- Born: 1290s
- Died: 1357
- Noble family: House of Ludbregi
- Spouse: Tetis Bednyai
- Father: Peter Ludbregi

= Nicholas Ludbregi =

Landowner and soldier

Nicholas Ludbregi (Ludbregi Miklós; 1290s – 1357) was a Hungarian noble, landowner and soldier in Slavonia in the first half of the 14th century.

==Family background==
Nicholas was born into the Zala branch of the gens Péc in the 1290s as the son of Peter Ludbregi (or "Peter of Ludbreg"). The kindred originated from Győr County, Nicholas' grandfather was comes George Péc, who became the owner of Ludbreg before 1248. The castrum Ludbreg was mentioned for the first time in 1320, most possibly built by Peter in the second half of the 13th century. Peter also adopted his surname after his lands' centre.

==Career==
Nicholas Ludbregi was first mentioned by contemporary records in 1317, when bought the estate of Goztouich in Kőrös County. As other members of his clan, he was a loyal supporter of Charles I of Hungary from the beginning who launched a unification war against the oligarchs after became undisputed King of Hungary in 1310. When Augustin Kažotić, the Bishop of Zagreb traveled to Avignon in late 1318 to seek Pope John XXII's assistance in regard to ongoing conflicts with Charles I, found himself exiled from the kingdom. Taking advantage of his absence, the King's local enemies raided and plundered the lands of the diocese. In response, Charles instructed Ludbregi in early 1319 to protect Béla Castle which belonged to the Priory of Vrana and the Order of Saint John. Despite the fact that Ludbregi strengthened the castle walls, supplied the soldiers at his own expense, the castle was seized by the Kőszegi troops with the support of Habsburg mercenaries, due to the "negligent procedure" of its castellan. However Charles crushed the Kőszegis' rebellion by May 1319 and Ludbregi was able to recapture Béla for the Priory of Vrana by the end of the year, as prior Philip of Gragnana reported in April 1320, who also donated the land of Chernech to Ludbregi as compensation for his past expenditure. Nicholas Ludbregi recaptured his seat Ludbreg from the Kőszegis in 1320.

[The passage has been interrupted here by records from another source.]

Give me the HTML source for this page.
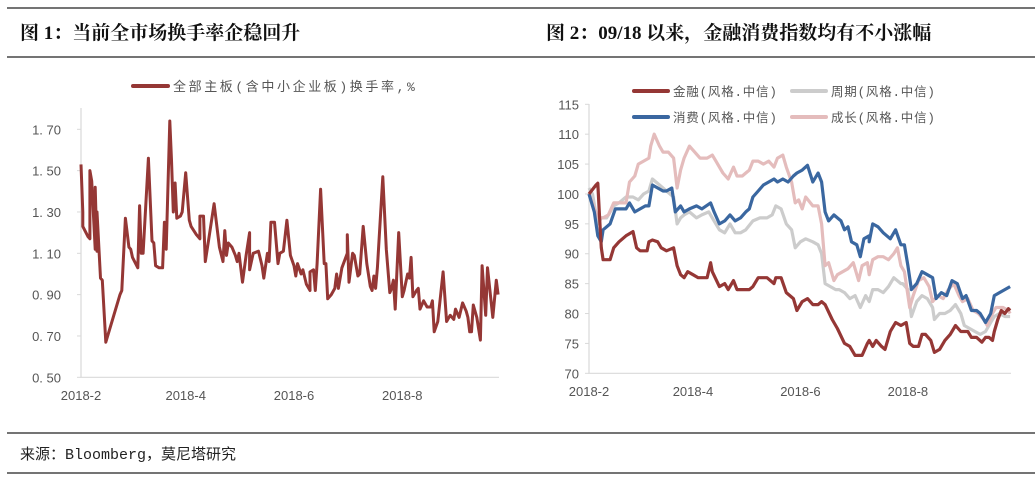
<!DOCTYPE html>
<html><head><meta charset="utf-8">
<style>
html,body{margin:0;padding:0;background:#fff;}
svg{display:block;}
text{font-family:"Liberation Sans","Noto Sans CJK SC",sans-serif;}
.title{font-family:"Liberation Serif","Noto Serif CJK SC",serif;font-weight:bold;font-size:19px;fill:#111;}
.tick{font-size:13px;fill:#555;}
.leg{font-size:12.5px;fill:#555;font-family:"Liberation Mono","Noto Sans CJK SC",monospace;letter-spacing:0.8px;}
</style></head>
<body>
<svg id="root" width="1035" height="484" viewBox="0 0 1035 484">
  <line x1="7" y1="8" x2="1035" y2="8" stroke="#222" stroke-width="1.2"/>
  <line x1="7" y1="57" x2="1035" y2="57" stroke="#222" stroke-width="1.2"/>
  <line x1="7" y1="433" x2="1035" y2="433" stroke="#222" stroke-width="1.2"/>
  <line x1="7" y1="473" x2="1035" y2="473" stroke="#222" stroke-width="1.2"/>
  <text class="title" x="20" y="39">图 1：当前全市场换手率企稳回升</text>
  <text class="title" x="546" y="39">图 2：09/18 以来，金融消费指数均有不小涨幅</text>
  <text x="20" y="459" style="font-size:15px;fill:#222;font-family:'Liberation Mono','Noto Sans CJK SC',monospace">来源：Bloomberg，莫尼塔研究</text>
  <g id="c1"></g>
  <g id="c2"></g>
</svg>
<script>
// ---- Chart 1 data ----
const c1Days = [0,1,1,4,5,5,6,8,8,9,9,11,12,14,22,23,25,27,28,29,32,33,34,35,38,40,41,42,44,46,47,48,50,51,52,53,54,56,57,59,61,62,65,67,67,69,70,72,75,78,80,81,82,83,85,87,88,89,91,93,95,95,97,100,102,103,105,106,107,109,111,112,114,116,118,120,121,122,124,125,127,129,129,131,132,133,135,137,138,139,141,143,144,145,147,150,150,151,153,154,156,157,159,161,163,164,165,166,167,170,172,174,175,176,177,179,181,182,184,185,186,187,189,190,191,193,195,197,198,199,201,204,206,208,210,211,213,215,217,218,219,220,221,223,225,226,228,229,232,234,235];
const c1Values = [1.53,1.30,1.23,1.18,1.17,1.50,1.45,1.12,1.42,1.11,1.30,0.98,0.97,0.67,0.90,0.92,1.27,1.13,1.12,1.08,1.03,1.33,1.10,1.10,1.56,1.16,1.15,1.04,1.03,1.03,1.25,1.12,1.74,1.55,1.30,1.44,1.27,1.28,1.30,1.49,1.26,1.23,1.19,1.17,1.28,1.28,1.06,1.17,1.34,1.13,1.06,1.21,1.09,1.15,1.13,1.09,1.06,1.10,0.96,1.09,1.20,1.02,1.10,1.11,1.04,0.98,1.10,1.06,1.25,1.25,1.05,1.10,1.11,1.26,1.09,1.04,0.99,1.05,1.00,1.02,0.95,0.92,1.01,1.02,0.92,1.05,1.41,1.05,1.05,0.88,0.90,0.93,1.00,0.93,1.03,1.10,1.19,0.96,1.10,1.09,0.99,1.00,1.23,1.05,0.94,0.92,0.99,0.93,1.03,1.47,1.12,0.91,0.93,0.97,0.83,1.20,0.89,0.92,1.00,0.98,1.08,0.89,0.92,0.93,0.83,0.87,0.84,0.84,0.87,0.72,0.77,1.01,0.77,0.80,0.78,0.83,0.79,0.86,0.82,0.79,0.72,0.72,0.85,0.79,0.68,1.04,0.80,1.03,0.79,0.97,0.90];
const c1YTicks = [0.50,0.70,0.90,1.10,1.30,1.50,1.70];
const c1XTicks = ["2018-2","2018-4","2018-6","2018-8"];
const c1XTickDays = [0,59,120,181];
// ---- Chart 2 data ----
const finDays=[0,4,5,6,7,8,12,14,17,21,25,27,29,33,34,36,39,41,44,48,50,52,54,56,59,62,67,69,70,74,77,79,82,84,91,93,96,101,105,106,109,112,116,118,121,124,127,130,132,134,138,141,145,148,151,155,158,159,161,163,166,168,171,174,177,180,182,184,187,189,191,194,196,199,202,205,208,211,215,217,220,223,225,227,229,230,232,234,236,238,239];
const finValues=[100,101.5,101.8,96,91,89,89,91,92,93,93.7,91,90.5,90.5,92,92.3,92,91,90.5,91,88,86.5,86,87,86.5,86,86,88.5,87,84.5,85,84,85.5,84,84,84.5,86,86,85,86,86,83.5,82.5,80.5,82,82.5,81.5,81.5,82,81.5,79,77.5,75,74.5,73,73,75,75.5,74.5,75.5,74.5,74,77,78.5,78,78.5,75,74.5,74.5,76.5,76.5,75.5,73.5,74,75.5,76.5,78,77,77,76,76,75.2,76,76,75.5,77,79,80.5,80,80.8,80.5];
const conDays=[0,3,5,7,8,12,15,17,21,23,26,29,32,34,36,39,42,44,47,49,52,54,57,61,64,69,71,74,77,80,83,86,89,91,93,96,99,102,105,107,110,113,116,118,121,124,127,130,132,134,136,139,141,143,145,147,149,152,154,156,159,159,161,164,167,169,171,174,177,179,181,183,186,189,192,195,197,200,203,206,209,212,214,217,220,222,225,228,230,233,236,239];
const conValues=[100,97,93,92,94,95,97.5,97.5,97.5,98.5,97,97.5,98,98,101.5,101,100.5,100.5,101,97,98,97,97.5,98,97.5,98.5,97,95,95.5,96.5,95.5,96,97,97.5,99.5,100.5,101.5,102,102.5,102,102.5,102,103,103.5,104,104.8,102,103.5,102,97,95.5,96.5,96,95.5,94,94.5,92,91.5,89.5,92.5,93,92,95,94.5,93.5,93,92.5,94,91.5,91.5,88,84,85,87,86.5,86,82.5,83.5,83,85.5,85,82.5,83,80.5,80.5,80,78.5,80,83,83.5,84,84.5];
const cycDays=[0,2,5,7,10,14,17,21,25,28,31,34,36,40,44,48,50,52,54,57,61,64,68,70,74,77,80,83,86,89,93,97,101,104,106,109,112,115,117,120,123,127,130,132,134,137,140,142,145,148,151,154,157,159,161,164,167,170,173,177,178,181,183,186,189,192,195,196,199,202,205,208,211,213,216,219,222,225,228,230,233,236,239];
const cycValues=[101,100,95,96,96,98,98.5,99.5,99.5,99,100,100.5,102.5,101.5,100.5,99.5,95,96,96.5,97,96,96.5,97,96,94,93.5,95,93.5,93.5,94,95.5,96,96,96.5,98,97.5,95,94,91,92,92.5,92,91.5,90,85,84.5,84,84,83.5,82.5,83,81,83,82,84,84,83.5,84.5,86,85,85,84,79.5,82,83,82.5,81,79,80,80,80.5,81.5,80,78,77.5,77,76.5,77,78.5,79.5,80,79.5,79.5];
const groDays=[0,2,5,8,11,14,17,21,23,26,28,31,34,35,37,40,42,45,48,50,52,54,57,60,63,67,70,72,74,76,79,82,84,87,89,91,93,96,99,102,105,107,110,112,115,117,119,121,123,127,130,132,134,136,139,141,144,147,150,153,155,158,159,161,164,167,170,173,175,177,179,182,184,187,190,193,195,198,201,204,207,210,212,215,218,221,224,226,229,231,235,238,239];
const groValues=[100,98.5,96,96,96.5,98.5,98.5,98.5,102,103,105,105.5,106,108,110,108,107,107,106,101,104,106,108,107,106,106,106.5,105.5,104.5,103.5,102.5,104.5,103,103,103.5,104,105.5,105.5,105,105.5,104.5,106,106.5,104.5,102,98.5,99,97.5,99.5,98,98,95,88,88.5,85.5,86.5,87,87.5,88.5,85.5,88,88.5,86.5,89,89.5,89.5,89,90,91,88,87,81,83,85.5,86,84.5,82,83,82.5,84,85,83,82,82.5,80.5,80,79,78,80,81,81,80.5,80];
const c2YTicks=[70,75,80,85,90,95,100,105,110,115];
const c2XTicks=["2018-2","2018-4","2018-6","2018-8"];
const c2XTickDays=[0,59,120,181];
const seriesNames=["金融(风格.中信)","周期(风格.中信)","消费(风格.中信)","成长(风格.中信)"];

const NS="http://www.w3.org/2000/svg";
function mk(parent,tag,attrs){const e=document.createElementNS(NS,tag);for(const k in attrs)e.setAttribute(k,attrs[k]);parent.appendChild(e);return e;}
function pathD(xs,ys,fx,fy){return xs.map((d,i)=>(i?"L":"M")+fx(d).toFixed(1)+","+fy(ys[i]).toFixed(1)).join("");}

// Chart 1
(function(){
  const g=document.getElementById('c1');
  const x0=81,x1=499,yTop=129.3,yBot=377.3;
  const fx=d=>x0+d*1.775;
  const fy=v=>yBot-(v-0.5)/(1.2)*(yBot-yTop);
  const ax=mk(g,'path',{d:`M${x0},108V${yBot}H${x1}`,fill:'none',stroke:'#d9d9d9','stroke-width':1.2});
  
  
  c1YTicks.forEach(v=>{
    const y=fy(v);
    const tk=mk(g,'line',{x1:x0-4,x2:x0,y1:y,y2:y,stroke:'#d9d9d9'});
    
    
    const t=mk(g,'text',{x:61,y:y+5,class:'tick','text-anchor':'end'});t.textContent=v.toFixed(2).replace('.', '. ');
    
    
  });
  c1XTicks.forEach((s,i)=>{
    const t=mk(g,'text',{x:fx(c1XTickDays[i]),y:400,class:'tick','text-anchor':'middle'});t.textContent=s;
    
    
  });
  const ln=mk(g,'path',{d:pathD(c1Days,c1Values,fx,fy),fill:'none',stroke:'#953735','stroke-width':3,'stroke-linejoin':'round'});
  
  
  const ll=mk(g,'line',{x1:133,x2:168,y1:86,y2:86,stroke:'#953735','stroke-width':4,'stroke-linecap':'round'});
  
  
  const lt=mk(g,'text',{x:173,y:91,class:'leg',style:'font-size:13px;letter-spacing:2.6px'});lt.textContent="全部主板(含中小企业板)换手率,%";
  
  
})();

// Chart 2
(function(){
  const g=document.getElementById('c2');
  const x0=589,x1=1011,yTop=104.3,yBot=373.3;
  const fx=d=>x0+d*1.762;
  const fy=v=>yBot-(v-70)/45*(yBot-yTop);
  const ax=mk(g,'path',{d:`M${x0},104V${yBot}H${x1}`,fill:'none',stroke:'#d9d9d9','stroke-width':1.2});
  
  
  c2YTicks.forEach(v=>{
    const y=fy(v);
    const tk=mk(g,'line',{x1:x0-4,x2:x0,y1:y,y2:y,stroke:'#d9d9d9'});
    
    
    const t=mk(g,'text',{x:579,y:y+5,class:'tick','text-anchor':'end'});t.textContent=v;
    
    
  });
  c2XTicks.forEach((s,i)=>{
    const t=mk(g,'text',{x:fx(c2XTickDays[i]),y:396,class:'tick','text-anchor':'middle'});t.textContent=s;
    
    
  });
  const series=[[cycDays,cycValues,'#cccccc','cycle-line'],[groDays,groValues,'#e4bcbc','growth-line'],[conDays,conValues,'#3a67a0','consumer-line'],[finDays,finValues,'#953735','finance-line']];
  series.forEach(s=>{
    const p=mk(g,'path',{d:pathD(s[0],s[1],fx,fy),fill:'none',stroke:s[2],'stroke-width':3.2,'stroke-linejoin':'round'});
    
    
  });
  const legColors=['#953735','#cccccc','#3a67a0','#e4bcbc'];
  const legPos=[[634,91],[792,91],[634,117],[792,117]];
  seriesNames.forEach((n,i)=>{
    const [lx,ly]=legPos[i];
    const sw=mk(g,'line',{x1:lx,x2:lx+34,y1:ly,y2:ly,stroke:legColors[i],'stroke-width':4,'stroke-linecap':'round'});
    
    
    const t=mk(g,'text',{x:lx+39,y:ly+5,class:'leg'});t.textContent=n;
    
    
  });
})();
</script>
</body></html>
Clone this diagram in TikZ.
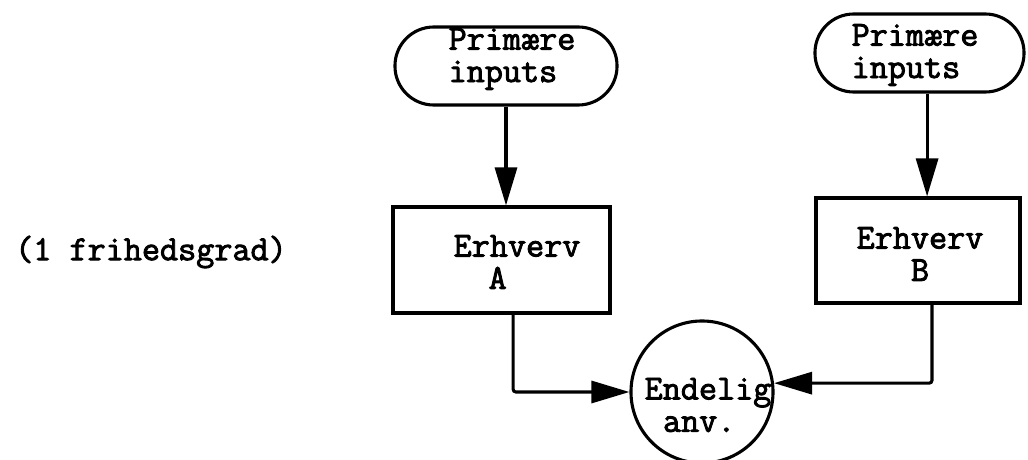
\documentclass[tikz,border=0pt]{standalone}
\usepackage{fontspec}
\setmonofont{Latin Modern Mono}[FakeBold=2.5]
\usetikzlibrary{arrows.meta}
\begin{document}
\begin{tikzpicture}[x=0.025cm,y=-0.025cm,
  every node/.style={inner sep=0pt},
  txt/.style={font=\ttfamily\fontsize{25}{23}\selectfont},
  term/.style={draw,line width=2.2pt,rounded corners=0.97cm,minimum height=1.95cm},
  boxshape/.style={draw,line width=2.2pt},
  endnode/.style={draw,circle,line width=2.2pt,minimum size=3.55cm},
  arr/.style={line width=2.2pt,-{Triangle[length=0.95cm,width=0.55cm]}}]
  % canvas
  \path[use as bounding box,fill=white] (0,0) rectangle (1028,460);

  % shapes
  \node[term,minimum width=5.55cm] (tA) at (506,66) {};
  \node[term,minimum width=5.225cm] (tB) at (919.5,53) {};
  \node[boxshape,minimum width=5.425cm,minimum height=2.65cm] (bA) at (501.5,260) {};
  \node[boxshape,minimum width=5.1cm,minimum height=2.625cm] (bB) at (918,250.5) {};
  \node[endnode] (c) at (702,392) {};

  % texts
  \node[txt,align=left] (tAtxt) at (512,59) {Primære\\inputs};
  \node[txt,align=left] (tBtxt) at (915,55) {Primære\\inputs};
  \node[txt,align=center] (bAtxt) at (517,262) {Erhverv\\A\hspace*{1.1em}};
  \node[txt,align=center] (bBtxt) at (920,254) {Erhverv\\B};
  \node[txt,align=center] (ctxt) at (708,405) {Endelig\\anv.\hspace*{0.5em}};
  \node[txt] (dof) at (151,252) {(1 frihedsgrad)};

  % connectors
  \draw[arr] (tA.south) -- (tA.south |- bA.north);
  \draw[arr] ([xshift=0.19cm]tB.south) -- ([xshift=0.19cm]tB.south |- bB.north);
  \draw[arr,rounded corners=2pt] ([xshift=0.29cm]bA.south) |- (c.west);
  \draw[arr,rounded corners=2pt] ([xshift=0.35cm]bB.south) |- (c.7);
\end{tikzpicture}
\end{document}
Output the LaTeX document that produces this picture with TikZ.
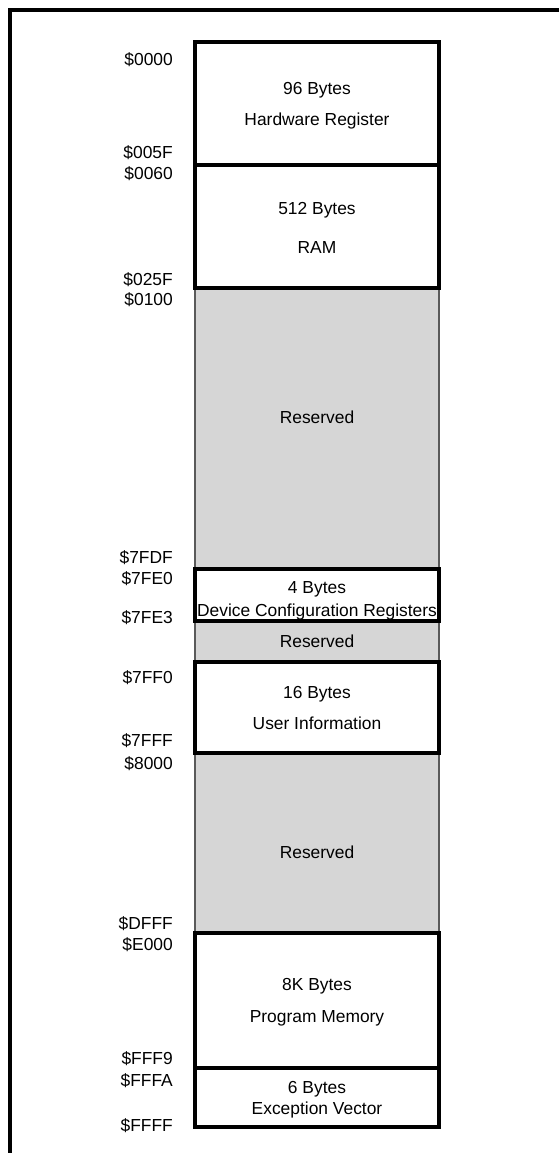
\documentclass[tikz,border=0pt]{standalone}
\usepackage{fontspec}
\setmainfont{Liberation Sans}
\definecolor{resgray}{RGB}{214,214,214}
\definecolor{resedge}{RGB}{90,90,90}
\begin{document}
\begin{tikzpicture}[x=1pt,y=-1pt,
  reservedbox/.style={fill=resgray, draw=resedge, line width=1.2pt},
  membox/.style={draw=black, line width=4pt},
  txt/.style={font=\fontsize{17.4}{20}\selectfont, inner sep=0pt, text height=12.4pt, text depth=0pt},
  addr/.style={txt, anchor=east}]
\useasboundingbox (0,0) rectangle (559,1153);

% outer frame
\draw[line width=4pt] (10,1160) -- (10,10.5) -- (565,10.5);

% reserved areas
\draw[reservedbox] (195,288) rectangle (439,569);
\draw[reservedbox] (195,621) rectangle (439,662);
\draw[reservedbox] (195,753) rectangle (439,933);

% used memory blocks
\draw[membox] (195,42) rectangle (439,165);
\draw[membox] (195,165) rectangle (439,288);
\draw[membox] (195,569) rectangle (439,621);
\draw[membox] (195,662) rectangle (439,753);
\draw[membox] (195,933) rectangle (439,1068);
\draw[membox] (195,1068) rectangle (439,1127);

% block contents
\node[txt] (hw1) at (317,88) {96 Bytes};
\node[txt] (hw2) at (317,119) {Hardware Register};
\node[txt] (ram1) at (317,208) {512 Bytes};
\node[txt] (ram2) at (317,247) {RAM};
\node[txt] (res1) at (317,417) {Reserved};
\node[txt] (dcr1) at (317,587) {4 Bytes};
\node[txt] (dcr2) at (317,610) {Device Configuration Registers};
\node[txt] (res2) at (317,641) {Reserved};
\node[txt] (ui1) at (317,692) {16 Bytes};
\node[txt] (ui2) at (317,723) {User Information};
\node[txt] (res3) at (317,852) {Reserved};
\node[txt] (pm1) at (317,984) {8K Bytes};
\node[txt] (pm2) at (317,1016) {Program Memory};
\node[txt] (ev1) at (317,1087) {6 Bytes};
\node[txt] (ev2) at (317,1108) {Exception Vector};

% addresses
\node[addr] (a0000) at (173,59) {\$0000};
\node[addr] (a005F) at (173,152) {\$005F};
\node[addr] (a0060) at (173,173) {\$0060};
\node[addr] (a025F) at (173,279) {\$025F};
\node[addr] (a0100) at (173,299) {\$0100};
\node[addr] (a7FDF) at (173,557) {\$7FDF};
\node[addr] (a7FE0) at (173,578) {\$7FE0};
\node[addr] (a7FE3) at (173,617) {\$7FE3};
\node[addr] (a7FF0) at (173,677) {\$7FF0};
\node[addr] (a7FFF) at (173,740) {\$7FFF};
\node[addr] (a8000) at (173,763) {\$8000};
\node[addr] (aDFFF) at (173,923) {\$DFFF};
\node[addr] (aE000) at (173,944) {\$E000};
\node[addr] (aFFF9) at (173,1058) {\$FFF9};
\node[addr] (aFFFA) at (173,1080) {\$FFFA};
\node[addr] (aFFFF) at (173,1125) {\$FFFF};
\end{tikzpicture}
\end{document}
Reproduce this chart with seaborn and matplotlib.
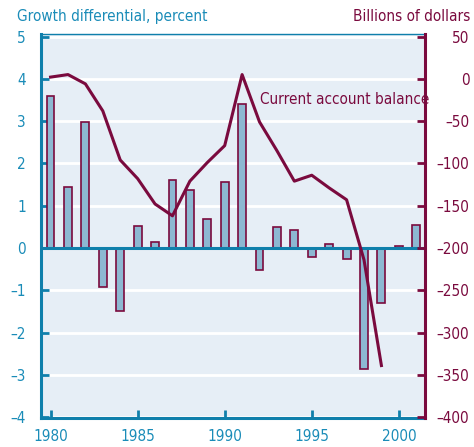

Despite the Kőszegis' revolt was crushed, attacks against the villages of the Diocese of Zagreb continued as Pope John XXII urged the bishops of Pécs, Bosnia and Knin to excommunicate the attackers in a decree on 1 October 1319. The main organizer of these raids was Hector Gárdony in the service of Ban John Babonić. Hector made alliance with hospes of Kőrös (Križevci) County to attack the Čazma and Dubrava districts belonged to the diocese by ravaging its lands, looting goods and capturing prisoners. Ludbregi and his army entered Križevci and freed the captives. Following that his troops plundered the land of Blezna which belonged to Petres, a familial of Hector Gárdony. Petres himself was wounded and imprisoned. In May 1322, Hector, now as ispán of Kőrös County, attacked one of Ludbregi's estates and destroyed the local monastery dedicated to Saint Clement of Rome. After a series of plundering actions against the nearby villages, Hector gathered his army and besieged and captured Ludbreg Castle during a brief skirmish. Nicholas Ludbregi filed a lawsuit against Hector Gárdony before judge royal Lampert Hermán in October 1322. Meanwhile, Hector's patron John Babonić was dismissed and lost all political influence. Nicholas Ludbregi was able to recapture his seat by the end of the year, while Hector Gárdony was sentenced to death in absentia, but later acquitted by Charles, despite Ludbregi's protest.

Nicholas Ludbregi married Tetis Bednyai, formerly also a wife of Ladislaus Visnyei, and was first mentioned by a charter in 1351. Nicholas Ludbregi died without male heirs in 1357, thus his family became extinct after two generations. His lands reverted to the Royal Crown. King Louis I of Hungary donated his villages in Zala County to Benedict Debrentei in 1358, while Ban John Csúz received the estates of Ludbreg, Bistrica and Zelina on 19 January 1359. After that his family was also called "Ludbregi".